NEW YORK (TheStreet) -- SiriusXM
(SIRI - Get Report), the federal government and college freshmen have a lot in common.
On Tuesday, July 15, SiriusXM announced the addition of $2 billion to its stock repurchase program, increasing its total buyback program to a staggering $6 billion.
According to SiriusXM's board of directors, the program was extended to "return value to the stockholders and its confidence in the long-term growth prospects of the company's business."

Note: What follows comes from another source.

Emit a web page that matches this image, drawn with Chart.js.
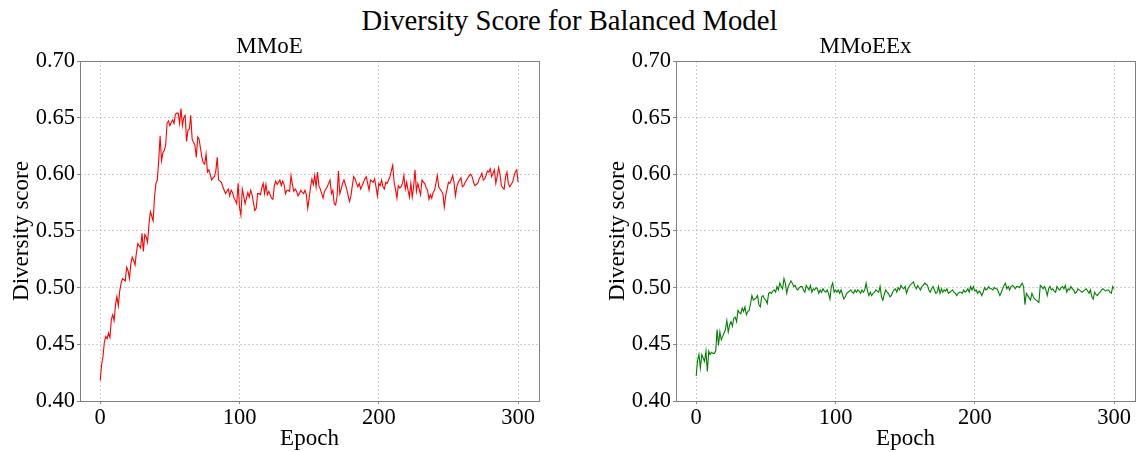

SiriusXM has been in extreme debt over a decade and nearly declared bankruptcy in 2009. Currently the company holds negative $2.2 billion dollars in net tangible assets. This means that SiriusXM has relatively insignificant tangible value compared to its motherload of debt. Even more frightening, the company does not have enough current assets to keep up with its current liabilities. Out of its total $1.4 billion current assets, it has a paltry $121 million in cash; the majority is tied-up in receivables. While $121 million in cash may seem substantial, when compared to its $2.8 billion in current liabilities, its cash balance is actually quite low. Imagine having a 4% cash balance compared to your own liabilities. It is akin to having $1,000 in the bank and $25,000 in credit card debt! Although SiriusXM takes in more than $3 billion in annual revenue, its cost of goods sold and operating expenses eat up one-third of the revenue, while interest and taxes chew on the leftover revenue, leaving the company with less than 10% of its revenue as profit. OK, so the company does come out with a bit of net income. What would a prudent company do in this situation? Pay off some more of that debt that eats into its revenue every quarter? Use it for revenue-generating activities? Not SiriusXM. Our college freshman instead believes that it is a better use of cash to buy back its own shares.